Given request -
Each line from the line with "Emit a LaTeX" to the line with "(sepTop) -- (sepBot);", inclusive, is to be repeated exactly; no other line and no picture belongs in the copy.

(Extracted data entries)

※

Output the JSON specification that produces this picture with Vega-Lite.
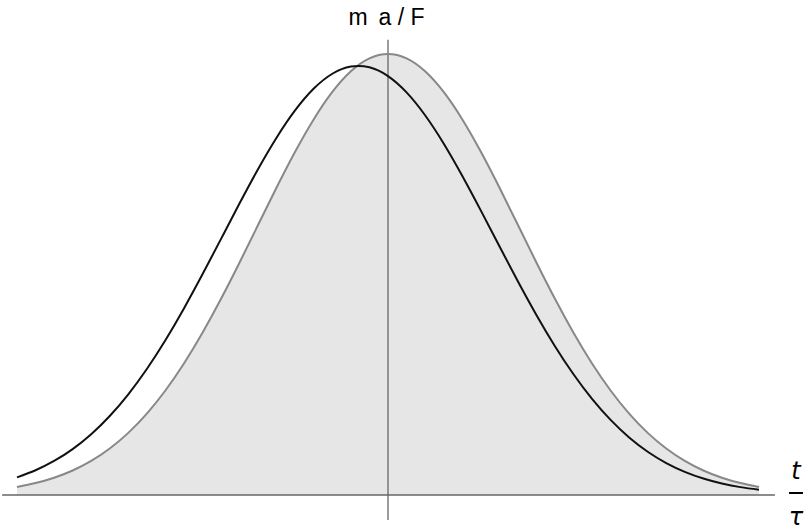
{
  "$schema": "https://vega.github.io/schema/vega-lite/v6.json",
  "width": 808,
  "height": 530,
  "padding": 0,
  "autosize": "none",
  "background": "white",
  "config": {"view": {"stroke": null}},
  "datasets": {
    "curves": [
      {"t": -2.0, "g": 0.01832, "b": 0.0400},
      {"t": -1.9, "g": 0.02705, "b": 0.0561},
      {"t": -1.8, "g": 0.03916, "b": 0.0771},
      {"t": -1.7, "g": 0.05558, "b": 0.1041},
      {"t": -1.6, "g": 0.07730, "b": 0.1378},
      {"t": -1.5, "g": 0.10540, "b": 0.1791},
      {"t": -1.4, "g": 0.14086, "b": 0.2284},
      {"t": -1.3, "g": 0.18452, "b": 0.2858},
      {"t": -1.2, "g": 0.23693, "b": 0.3510},
      {"t": -1.1, "g": 0.29820, "b": 0.4231},
      {"t": -1.0, "g": 0.36788, "b": 0.5004},
      {"t": -0.9, "g": 0.44486, "b": 0.5807},
      {"t": -0.8, "g": 0.52729, "b": 0.6614},
      {"t": -0.7, "g": 0.61263, "b": 0.7392},
      {"t": -0.6, "g": 0.69768, "b": 0.8107},
      {"t": -0.5, "g": 0.77880, "b": 0.8725},
      {"t": -0.4, "g": 0.85214, "b": 0.9216},
      {"t": -0.3, "g": 0.91393, "b": 0.9552},
      {"t": -0.2, "g": 0.96079, "b": 0.9715},
      {"t": -0.1, "g": 0.99005, "b": 0.9697},
      {"t": 0.0, "g": 1.0, "b": 0.9498},
      {"t": 0.1, "g": 0.99005, "b": 0.9129},
      {"t": 0.2, "g": 0.96079, "b": 0.8611},
      {"t": 0.3, "g": 0.91393, "b": 0.7971},
      {"t": 0.4, "g": 0.85214, "b": 0.7240},
      {"t": 0.5, "g": 0.77880, "b": 0.6454},
      {"t": 0.6, "g": 0.69768, "b": 0.5645},
      {"t": 0.7, "g": 0.61263, "b": 0.4846},
      {"t": 0.8, "g": 0.52729, "b": 0.4082},
      {"t": 0.9, "g": 0.44486, "b": 0.3374},
      {"t": 1.0, "g": 0.36788, "b": 0.2737},
      {"t": 1.1, "g": 0.29820, "b": 0.2179},
      {"t": 1.2, "g": 0.23693, "b": 0.1702},
      {"t": 1.3, "g": 0.18452, "b": 0.1305},
      {"t": 1.4, "g": 0.14086, "b": 0.0981},
      {"t": 1.5, "g": 0.10540, "b": 0.0724},
      {"t": 1.6, "g": 0.07730, "b": 0.0525},
      {"t": 1.7, "g": 0.05558, "b": 0.0373},
      {"t": 1.8, "g": 0.03916, "b": 0.0260},
      {"t": 1.9, "g": 0.02705, "b": 0.0178},
      {"t": 2.0, "g": 0.01832, "b": 0.0120}
    ],
    "one": [{}]
  },
  "layer": [
    {
      "data": {"name": "curves"},
      "mark": {"type": "area", "color": "#e6e6e6", "interpolate": "natural"},
      "encoding": {
        "x": {"field": "t", "type": "quantitative", "scale": {"domain": [-2.0916, 2.2642], "nice": false, "zero": false}, "axis": null},
        "y": {"field": "g", "type": "quantitative", "scale": {"domain": [-0.0794, 1.1224], "nice": false, "zero": false}, "axis": null},
        "y2": {"datum": 0}
      }
    },
    {
      "data": {"name": "one"},
      "mark": {"type": "rule", "color": "#666666", "strokeWidth": 1.3},
      "encoding": {
        "x": {"datum": -2.08, "type": "quantitative"},
        "x2": {"datum": 2.086},
        "y": {"datum": 0, "type": "quantitative"}
      }
    },
    {
      "data": {"name": "one"},
      "mark": {"type": "rule", "color": "#666666", "strokeWidth": 1.3},
      "encoding": {
        "x": {"datum": 0, "type": "quantitative"},
        "y": {"datum": -0.057, "type": "quantitative"},
        "y2": {"datum": 1.032}
      }
    },
    {
      "data": {"name": "curves"},
      "mark": {"type": "line", "color": "#888888", "strokeWidth": 2, "interpolate": "natural"},
      "encoding": {
        "x": {"field": "t", "type": "quantitative"},
        "y": {"field": "g", "type": "quantitative"}
      }
    },
    {
      "data": {"name": "curves"},
      "mark": {"type": "line", "color": "#111111", "strokeWidth": 2, "interpolate": "natural"},
      "encoding": {
        "x": {"field": "t", "type": "quantitative"},
        "y": {"field": "b", "type": "quantitative"}
      }
    },
    {
      "data": {"name": "one"},
      "mark": {"type": "text", "text": "m \u2009a / F", "font": "Liberation Sans", "fontSize": 23, "color": "#000000", "align": "center", "baseline": "alphabetic"},
      "encoding": {
        "x": {"datum": -0.008, "type": "quantitative"},
        "y": {"datum": 1.066, "type": "quantitative"}
      }
    },
    {
      "data": {"name": "one"},
      "mark": {"type": "text", "text": "t", "font": "DejaVu Sans", "fontStyle": "italic", "fontSize": 24, "color": "#000000", "align": "center", "baseline": "alphabetic"},
      "encoding": {
        "x": {"datum": 2.1995, "type": "quantitative"},
        "y": {"datum": 0.0363, "type": "quantitative"}
      }
    },
    {
      "data": {"name": "one"},
      "mark": {"type": "rule", "color": "#000000", "strokeWidth": 2},
      "encoding": {
        "x": {"datum": 2.162, "type": "quantitative"},
        "x2": {"datum": 2.237},
        "y": {"datum": 0.0045, "type": "quantitative"}
      }
    },
    {
      "data": {"name": "one"},
      "mark": {"type": "text", "text": "τ", "font": "DejaVu Sans", "fontStyle": "italic", "fontSize": 24, "color": "#000000", "align": "center", "baseline": "alphabetic"},
      "encoding": {
        "x": {"datum": 2.1995, "type": "quantitative"},
        "y": {"datum": -0.068, "type": "quantitative"}
      }
    }
  ]
}
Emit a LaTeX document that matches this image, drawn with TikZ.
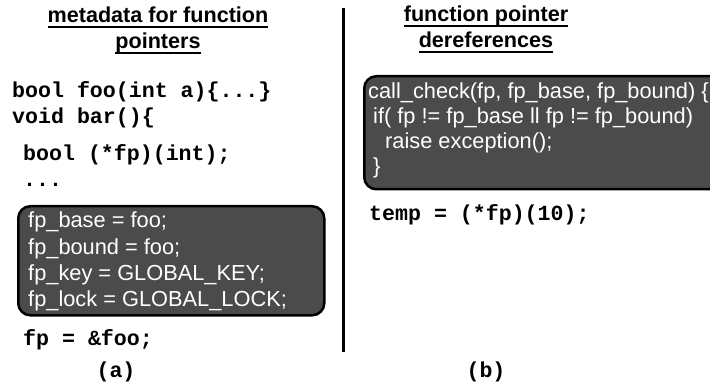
\documentclass[tikz,border=0pt]{standalone}
\usepackage{fontspec}
\setmainfont{Liberation Sans}
\newfontfamily\codefont{Liberation Mono}
\definecolor{boxgray}{HTML}{4B4B4B}
% heading text with a rule set a fixed distance below the baseline
\newcommand\headrule[1]{\setbox0\hbox{#1}\rlap{\rule[-5pt]{\wd0}{1.8pt}}\box0}
\begin{document}
\begin{tikzpicture}[x=1pt,y=-1pt,
  heading/.style={font=\fontsize{21.6}{26}\selectfont\bfseries, anchor=base, inner sep=0pt},
  codeline/.style={font=\fontsize{21.6}{26}\selectfont\codefont\bfseries, anchor=base west, inner sep=0pt},
  panel/.style={draw=black, line width=2.5pt, fill=boxgray, rounded corners=12pt, anchor=north west, inner sep=0pt},
  boxtext/.style={font=\fontsize{21.8}{26}\selectfont, text=white, anchor=base west, inner sep=0pt},
  caption/.style={font=\fontsize{21.6}{26}\selectfont\codefont\bfseries, anchor=base, inner sep=0pt}]
\useasboundingbox (0,0) rectangle (710,385);

% headings
\node[heading] (tA1) at (158,23) {\headrule{metadata for function}};
\node[heading] (tA2) at (158,49) {\headrule{pointers}};
\node[heading] (tB1) at (486,22) {\headrule{function pointer}};
\node[heading] (tB2) at (486,48) {\headrule{dereferences}};

% separator between the two panels
\coordinate (sepTop) at (343,8);
\coordinate (sepBot) at (343,352);
\draw[line width=3pt] (sepTop) -- (sepBot);

% (a) metadata setup
\node[codeline] (foo)  at (12,98)  {bool foo(int a)\{...\}};
\node[codeline] (bar)  at (12,124) {void bar()\{};
\node[codeline] (decl) at (23,161) {bool (*fp)(int);};
\node[codeline] (dots) at (23,187) {...};
\node[panel, minimum width=306pt, minimum height=109pt] (meta) at (17,205) {};
\node[boxtext] (m1) at (28,228) {fp\_base = foo;};
\node[boxtext] (m2) at (28,254) {fp\_bound = foo;};
\node[boxtext] (m3) at (28,280) {fp\_key = GLOBAL\_KEY;};
\node[boxtext] (m4) at (28,306) {fp\_lock = GLOBAL\_LOCK;};
\node[codeline] (assign) at (23,345) {fp = \&foo;};
\node[caption] (capA) at (116,377) {(a)};

% (b) checked dereference
\node[panel, minimum width=380pt, minimum height=113pt] (check) at (363,75) {};
\node[boxtext] (c1) at (368,99)  {call\_check(fp, fp\_base, fp\_bound) \{};
\node[boxtext] (c2) at (373,124) {if( fp != fp\_base ll fp != fp\_bound)};
\node[boxtext] (c3) at (385,149) {raise exception();};
\node[boxtext] (c4) at (373,174) {\}};
\node[codeline] (call) at (369,220) {temp = (*fp)(10);};
\node[caption] (capB) at (486,377) {(b)};
\end{tikzpicture}
\end{document}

※

Response for this exercise -
Emit a LaTeX document that matches this image, drawn with TikZ.
\documentclass[tikz,border=0pt]{standalone}
\usepackage{fontspec}
\setmainfont{Liberation Sans}
\newfontfamily\codefont{Liberation Mono}
\definecolor{boxgray}{HTML}{4B4B4B}
% heading text with a rule set a fixed distance below the baseline
\newcommand\headrule[1]{\setbox0\hbox{#1}\rlap{\rule[-5pt]{\wd0}{1.8pt}}\box0}
\begin{document}
\begin{tikzpicture}[x=1pt,y=-1pt,
  heading/.style={font=\fontsize{21.6}{26}\selectfont\bfseries, anchor=base, inner sep=0pt},
  codeline/.style={font=\fontsize{21.6}{26}\selectfont\codefont\bfseries, anchor=base west, inner sep=0pt},
  panel/.style={draw=black, line width=2.5pt, fill=boxgray, rounded corners=12pt, anchor=north west, inner sep=0pt},
  boxtext/.style={font=\fontsize{21.8}{26}\selectfont, text=white, anchor=base west, inner sep=0pt},
  caption/.style={font=\fontsize{21.6}{26}\selectfont\codefont\bfseries, anchor=base, inner sep=0pt}]
\useasboundingbox (0,0) rectangle (710,385);

% headings
\node[heading] (tA1) at (158,23) {\headrule{metadata for function}};
\node[heading] (tA2) at (158,49) {\headrule{pointers}};
\node[heading] (tB1) at (486,22) {\headrule{function pointer}};
\node[heading] (tB2) at (486,48) {\headrule{dereferences}};

% separator between the two panels
\coordinate (sepTop) at (343,8);
\coordinate (sepBot) at (343,352);
\draw[line width=3pt] (sepTop) -- (sepBot);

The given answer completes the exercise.